Au bout d’un chemin de terre jonché de détritus, un Polonais gouverne huit bungalows. Il a le physique de Julian Assange. Coincé dans une cabane qui fait bureau, guichet, réception et peut-être chambre à coucher, il s’inquiète pour son bananier de vingt mètres: il perd ses feuilles. Les yeux levés, il remarque : “pourtant nous ne sommes qu’en janvier” Puis philosophe conclut: “maintenant ou après, il faut balayer”. Il fait apporter nos bagages. Ceux-ci disparaissent. Il part à le recherche du Thaï qui les transporte. Nous sommes installés dans un bungalow construit dans la colline. En bas, une plage inondable.
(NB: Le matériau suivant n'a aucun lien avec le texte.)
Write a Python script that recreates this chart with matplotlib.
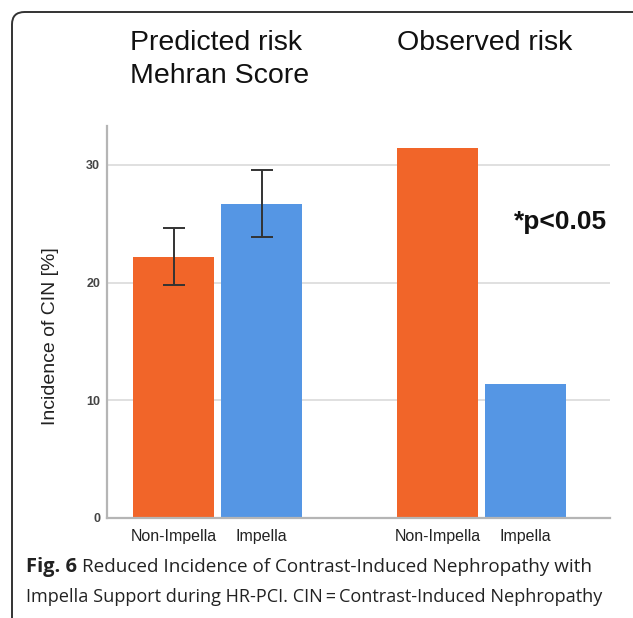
import matplotlib
matplotlib.use('Agg')
import matplotlib.pyplot as plt
from matplotlib.patches import FancyBboxPatch

# data
group_titles = ['Predicted risk\nMehran Score', 'Observed risk']
bar_labels = ['Non-Impella', 'Impella', 'Non-Impella', 'Impella']
bar_pos = [0, 1, 3, 4]
incidence = [22.2, 26.7, 31.4, 11.4]
err_low = [19.8, 23.9]     # lower end of error bars (predicted risk)
err_high = [24.6, 29.6]    # upper end of error bars (predicted risk)
yticks = [0, 10, 20, 30]

orange = '#F16529'
blue = '#5596E4'
bar_colors = [orange, blue, orange, blue]

W, H = 633, 618
plt.rcParams['font.family'] = ['Liberation Sans', 'DejaVu Sans']

fig = plt.figure(figsize=(W / 100, H / 100), dpi=100)

def fx(px):
    return px / W

def fy(py):
    return 1 - py / H

# rounded frame around the figure, cut by the image edge
frame = FancyBboxPatch((fx(12), fy(640)), fx(660), fy(12) - fy(640),
                       boxstyle='round,pad=0,rounding_size=0.02',
                       transform=fig.transFigure, fill=False,
                       ec='#333333', lw=1.4, clip_on=False)
fig.patches.append(frame)

ax = fig.add_axes([fx(107), fy(518), fx(610) - fx(107), fy(126) - fy(518)])
ax.bar(bar_pos, incidence, width=0.91, color=bar_colors, zorder=2)

# error bars on the predicted-risk bars
mid = [incidence[0], incidence[1]]
yerr = [[mid[i] - err_low[i] for i in range(2)],
        [err_high[i] - mid[i] for i in range(2)]]
ax.errorbar(bar_pos[:2], mid, yerr=yerr, fmt='none', ecolor='#333333',
            elinewidth=1.4, capsize=8, capthick=1.4, zorder=3)

ax.set_xlim(-0.756, 4.96)
ax.set_ylim(0, 33.3)
ax.set_yticks(yticks)
ax.set_yticklabels([str(t) for t in yticks], fontsize=9,
                   fontweight='bold', color='#444444')
ax.set_xticks(bar_pos)
ax.set_xticklabels(bar_labels, fontsize=11.5, color='#222222')
ax.tick_params(axis='both', length=0)
ax.tick_params(axis='y', pad=5)
ax.tick_params(axis='x', pad=8)
ax.grid(axis='y', color='#DDDDDD', lw=1.3, zorder=0)
ax.set_axisbelow(True)
for s in ['top', 'right']:
    ax.spines[s].set_visible(False)
for s in ['left', 'bottom']:
    ax.spines[s].set_color('#B5B5B5')
    ax.spines[s].set_linewidth(1.6)

ax.set_ylabel('Incidence of CIN [%]', fontsize=14, color='#222222')
ax.yaxis.set_label_coords(-0.095, 0.464)

ax.text(0.994, 0.755, '*p<0.05', transform=ax.transAxes, ha='right',
        va='center', fontsize=19, fontweight='bold', color='#111111')

# group headings above the plot
fig.text(fx(130), fy(30), group_titles[0], ha='left', va='top',
         fontsize=20.5, color='#111111', linespacing=1.35)
fig.text(fx(397), fy(30), group_titles[1], ha='left', va='top',
         fontsize=20.5, color='#111111')

# caption
cap_font = ['Open Sans', 'DejaVu Sans']
t1 = fig.text(fx(26), fy(567), 'Fig. 6', ha='left', va='center',
              fontsize=14.5, fontweight='bold', family=cap_font, color='#222222')
fig.canvas.draw()
bb = t1.get_window_extent()
fig.text(bb.x1 / W + fx(5), fy(567),
         'Reduced Incidence of Contrast-Induced Nephropathy with',
         ha='left', va='center', fontsize=13.6, family=cap_font, color='#222222')
fig.text(fx(26), fy(597),
         'Impella Support during HR-PCI. CIN\u2009=\u2009Contrast-Induced Nephropathy',
         ha='left', va='center', fontsize=13.1, family=cap_font, color='#222222')

fig.savefig('out.png', dpi=100)
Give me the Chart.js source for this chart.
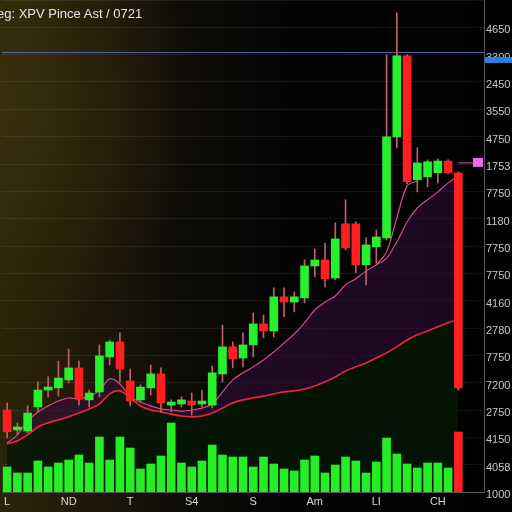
<!DOCTYPE html>
<html>
<head>
<meta charset="utf-8">
<script src="https://cdn.jsdelivr.net/npm/chart.js@4.4.1/dist/chart.umd.min.js"></script>
<style>
  html, body { margin: 0; padding: 0; background: #000; }
  #wrap {
    position: relative; width: 512px; height: 512px; overflow: hidden;
    background:
      radial-gradient(ellipse 40% 45% at 0% 20%, rgba(70, 58, 16, 0.55) 0%, rgba(0,0,0,0) 100%),
      linear-gradient(90deg, #2c2409 0%, #1d1808 18%, #0e0c06 35%, #050505 55%, #000 100%);
  }
  #title {
    position: absolute; left: -3px; top: 6px; white-space: nowrap;
    font: 13px "Liberation Sans", Arial, sans-serif; color: #e4e4e4;
  }
  canvas { position: absolute; left: 0; top: 0; }
</style>
</head>
<body>
<div id="wrap">
  <canvas id="chart" width="512" height="512"></canvas>
  <div id="title">eg: XPV Pince Ast / 0721</div>
</div>
<script>
// candles (price units)
const opens  = [300, 227, 223, 311, 373, 381, 410, 454, 337, 366, 494, 549, 406, 337, 381, 432, 318, 322, 333, 322,
                318, 432, 531, 490, 538, 615, 589, 714, 695, 710, 827, 849, 783, 981, 981, 831, 897, 930, 1299, 1596,
                1142, 1153, 1168, 1211, 1168];
const highs  = [326, 253, 315, 403, 421, 479, 523, 479, 373, 538, 556, 582, 450, 392, 465, 454, 337, 348, 362, 373,
                461, 611, 549, 582, 655, 648, 747, 747, 732, 849, 889, 911, 985, 1069, 988, 930, 959, 1599, 1753, 1600,
                1259, 1215, 1219, 1215, 1171];
const lows   = [198, 209, 216, 293, 348, 351, 399, 318, 311, 348, 465, 403, 315, 329, 355, 293, 293, 311, 282, 311,
                307, 403, 454, 458, 494, 564, 567, 641, 659, 692, 787, 750, 776, 886, 802, 758, 838, 922, 1259, 1127,
                1098, 1116, 1131, 1164, 373];
const closes = [220, 238, 289, 373, 384, 417, 454, 340, 362, 498, 549, 450, 333, 384, 432, 326, 329, 337, 318, 333,
                436, 531, 487, 538, 615, 589, 714, 695, 714, 827, 849, 780, 926, 893, 831, 904, 933, 1299, 1596, 1135,
                1204, 1208, 1211, 1168, 381];
const volumes = [2500, 1900, 1900, 3100, 2500, 2900, 3200, 3700, 2900, 5500, 3200, 5500, 4400, 2300, 2800, 3600, 6900, 2900, 2500, 3100,
                 4700, 3700, 3500, 3500, 2500, 3500, 2800, 2300, 2100, 3200, 3600, 1900, 2700, 3500, 3100, 1900, 3000, 5400, 3800, 2800,
                 2400, 2900, 2900, 2400, 6000];
const maFast = [179, 209, 260, 293, 315, 333, 344, 340, 351, 370, 414, 395, 348, 329, 315, 304, 300, 296, 300, 307,
                322, 366, 410, 436, 458, 483, 512, 545, 578, 619, 666, 695, 717, 758, 780, 809, 831, 856, 915, 988,
                1039, 1069, 1098, 1131, 1157];
const maSlow = [176, 187, 209, 238, 253, 264, 275, 289, 304, 322, 359, 370, 344, 315, 300, 293, 285, 278, 275, 278,
                289, 307, 326, 337, 344, 351, 359, 366, 370, 377, 388, 403, 421, 443, 458, 472, 490, 509, 531, 556,
                575, 589, 604, 619, 630];
const maSpike = [null, null, null, null, null, null, null, null, null, null, null, null, null, null, null, null, null, null, null, null,
                 null, null, null, null, null, null, null, null, null, null, null, null, null, null, null, null, 831, 878, 1003, 1120,
                 1138, null, null, null, null];
const xTickLabels = ['L', 'ND', 'T', 'S4', 'S', 'Am', 'LI', 'CH'];
const yTickLabels = ['1000', '4058', '4150', '2750', '7200', '7750', '2780', '4160', '7750', '7750',
                     '1180', '7750', '1753', '4750', '3550', '2450', '3300', '4650'];
const guideLevel = 1610;
const lastPrice = 1204;

const slots = opens.length + 2;
const labels = Array.from({ length: slots }, (_, i) => i);

const GREEN = '#27f02c';
const RED = '#ff1f1f';
const candleColors = opens.map((o, i) => closes[i] >= o ? GREEN : RED);
const volColors = volumes.map((v, i) => i === volumes.length - 1 ? RED : '#25ee25');

const overlay = {
  id: 'overlay',
  beforeDatasetsDraw(chart) {
    const { ctx, chartArea, scales } = chart;
    const y = scales.y.getPixelForValue(guideLevel);
    ctx.save();
    ctx.strokeStyle = '#5363a0';
    ctx.lineWidth = 1;
    ctx.beginPath();
    ctx.moveTo(chartArea.left, Math.round(y) + 0.5);
    ctx.lineTo(chartArea.right, Math.round(y) + 0.5);
    ctx.stroke();
    ctx.restore();
  },
  afterDraw(chart) {
    const { ctx, chartArea, scales } = chart;
    ctx.save();
    // highlighted axis box under the guide line
    const gy = scales.y.getPixelForValue(guideLevel);
    ctx.fillStyle = '#2b7fe9';
    ctx.fillRect(chartArea.right + 1, gy + 5, 40, 6);
    // last price line + marker
    const py = scales.y.getPixelForValue(lastPrice);
    const px = scales.x.getPixelForValue(opens.length - 1);
    ctx.strokeStyle = '#d860c8';
    ctx.lineWidth = 1;
    ctx.beginPath();
    ctx.moveTo(px, py);
    ctx.lineTo(chartArea.right - 8, py);
    ctx.stroke();
    ctx.fillStyle = '#ec6cec';
    ctx.fillRect(chartArea.right - 11, py - 5, 10, 9);
    ctx.restore();
  }
};

new Chart(document.getElementById('chart'), {
  type: 'bar',
  data: {
    labels: labels,
    datasets: [
      {
        type: 'line', data: maFast, yAxisID: 'y', order: 10,
        borderColor: '#d44a8c', borderWidth: 1.2, pointRadius: 0, tension: 0.35,
        fill: { target: 1 }, backgroundColor: 'rgba(52, 12, 60, 0.55)'
      },
      {
        type: 'line', data: maSlow, yAxisID: 'y', order: 9,
        borderColor: '#e8243e', borderWidth: 1.7, pointRadius: 0, tension: 0.35,
        fill: 'origin', backgroundColor: 'rgba(6, 22, 6, 0.85)'
      },
      {
        type: 'line', data: maSpike, yAxisID: 'y', order: 8,
        borderColor: '#d8509a', borderWidth: 1.2, pointRadius: 0, tension: 0.3, fill: false
      },
      {
        data: volumes, yAxisID: 'yv', order: 5, grouped: false,
        backgroundColor: volColors, barThickness: 8
      },
      {
        data: lows.map((l, i) => [l, highs[i]]), yAxisID: 'y', order: 3, grouped: false,
        backgroundColor: '#c0606c', barThickness: 1
      },
      {
        data: opens.map((o, i) => [o, closes[i]]), yAxisID: 'y', order: 2, grouped: false,
        backgroundColor: candleColors, barThickness: 8, minBarLength: 2
      }
    ]
  },
  options: {
    responsive: false,
    animation: false,
    layout: { padding: { left: 2, top: 0, right: 0, bottom: 0 } },
    plugins: {
      legend: { display: false },
      tooltip: { enabled: false }
    },
    scales: {
      x: {
        grid: { display: false, drawTicks: false },
        border: { display: true, color: '#555' },
        ticks: {
          autoSkip: false, maxRotation: 0, padding: 3,
          color: '#d8d8d8', font: { family: 'Liberation Sans', size: 11 },
          callback: (v, i) => (i % 6 === 0 && xTickLabels[i / 6]) ? xTickLabels[i / 6] : ''
        },
        afterFit: s => { s.height = 20; s.paddingLeft = 0; s.paddingRight = 0; }
      },
      y: {
        position: 'right', min: 0, max: 1800,
        grid: { color: 'rgba(255,255,255,0.07)', drawTicks: false },
        border: { display: true, color: '#555' },
        ticks: {
          stepSize: 100, padding: 2, labelOffset: 3,
          color: '#c8c8c8', font: { family: 'Liberation Sans', size: 11 },
          callback: v => yTickLabels[Math.round(v / 100)] || ''
        },
        afterFit: s => { s.width = 28; s.paddingTop = 0; s.paddingBottom = 0; }
      },
      yv: {
        display: false, min: 0, max: 49200
      }
    }
  },
  plugins: [overlay]
});
</script>
</body>
</html>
Pour la rejoindre, un escalier à forte pente. Un Suisse ingénieur y mettrait un funiculaire. Je descends pour me tremper. Au large est amarré un chalutier rempli d’autochtones. Corsetés de gilets de sauvetage, ils se jettent dans la mer du toit du bateau et sont recueillis à l’aide d’une dague par des chaloupiers. Beaucoup d’algues, peu de poissons: je fais trois petits tours et retourne à la plage. Je monte l’escalier, entre dans le bungalow: il est vide. J’ouvre les armoires. Le Polonais aurait-il rangé mes affaires? Non, je me suis trompé de bungalow, il y a deux systèmes de marches. Nous voulons louer une moto. Le Polonais énonce un prix. Nous ne louons plus de moto: au bout du chemin, tient boutique un Allemand qui loue moitié moins cher. Gala demande si quelqu’un peut vider la poubelle.
- Ce service n’est pas compris, précise le Polonais. Vous voulez boire quelque chose?
Et quand je reviens avec la moto louée à l’Allemand, levant la tête du fond de de son guichet:
- Vous voulez boire quelque chose?
Curieux, le Hongrois qui travaille sur un ordinateur de la taille de Karl dans Odyssée de l’eapace 2001:
- D’où êtes vous?
- De Suisse.
- Je suis de Budapest.
- Mon père y vit.
- Oui, c’est moins cher.
Pendant ce temps, l’Allemand fait du pain, des pizzas, de la confiture de framboises et se rase la tête au rasoir Bic tout en s’excusant:
- Je me suis un peu coupé, ce n’est pas beau à voir.